La Mort de Saphire, de Poussin.
Saphire s'est effondrée, elle est morte, sa chair est devenue grise. Le petit groupe qui l'entoure est bouleversé, se penche sur elle, regarde vers l'apôtre dont la parole, qui vient de retentir, a suffi, semble-t-il, à la tuer. Seule à l'extrêmité gauche, une femme se détourne portant un enfant sous le bras ; elle retient encore sa compagne, l'invitant peut-être à délaisser la morte, à réserver sa compassion à d'autres. L'enfant nous regarde, suce son pouce, indifférent à l'événement.
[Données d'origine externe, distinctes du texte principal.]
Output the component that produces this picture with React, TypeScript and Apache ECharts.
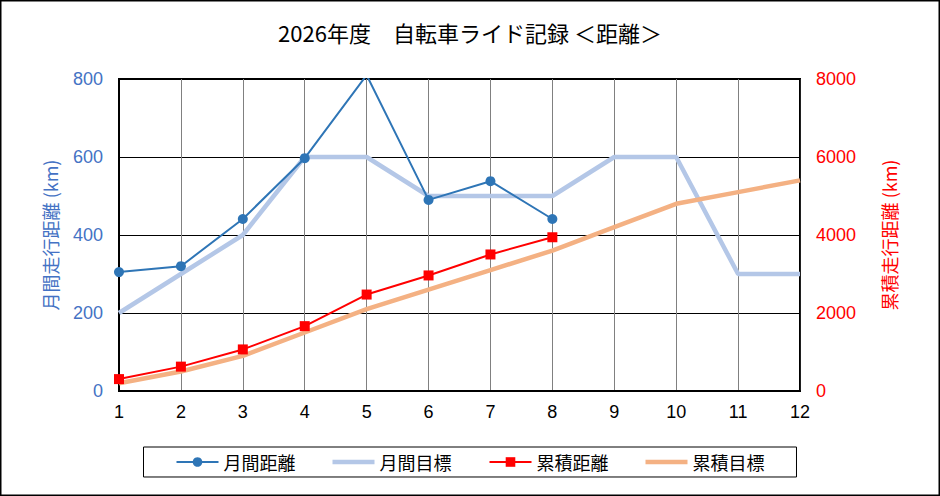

Saphire a menti sur le prix d'une propriété, espérant garder une partie de l'argent de la vente au lieu de le remettre à l'apôtre et à la communauté. Ses vêtements, sa parure, dénotent la richesse. Elle est la seule à porter des chaussures, elle a des rubans d'or dans les cheveux, en partie dissimulés.
Perpendiculairement à la scène racontée, une vaste perspective monte dans la ville. De part et d'autre, les hauts bâtiments carrés semblent continuer, en y ajoutant une dimension, le dallage du premier plan. Entre eux, au-delà d'une bande grise indéterminée, il y a un bassin rempli d'eau ; puis une place, un grand escalier, une esplanade fermée sous un rocher couronné de tours. Sur cette autre rive, des figures drapées se promènent.
L'étagement des plans place sous l'index accusateur de l'apôtre, dans l'éloignement, une scène d'aumône qui justifie la condamnation qu'il a prononcée. Une femme est allongée au bord de l'eau et tend la main ; une écuelle est posée à côté d'elle. Un homme donne d'une main et de l'autre désigne les apôtres et le petit groupe des adeptes comme la source de sa générosité.
Un peu plus haut dans l'évangile, après la guérison d'un infirme, il est question de la pierre, que "vous, les bâtisseurs avaient dédaignée et qui est devenue la pierre d'angle". Les blocs épars autour du bassin renvoient peut-être à ces pierres rejetées. La ville opulente, au-dessus, est celle des "bâtisseurs", elle est semblable dans sa grisaille au corps mort de Saphire : à la tête brillent les fils d'or mais son visage est un masque livide et ses bras, épais et lourds, sont pleins de la pesanteur de la mort.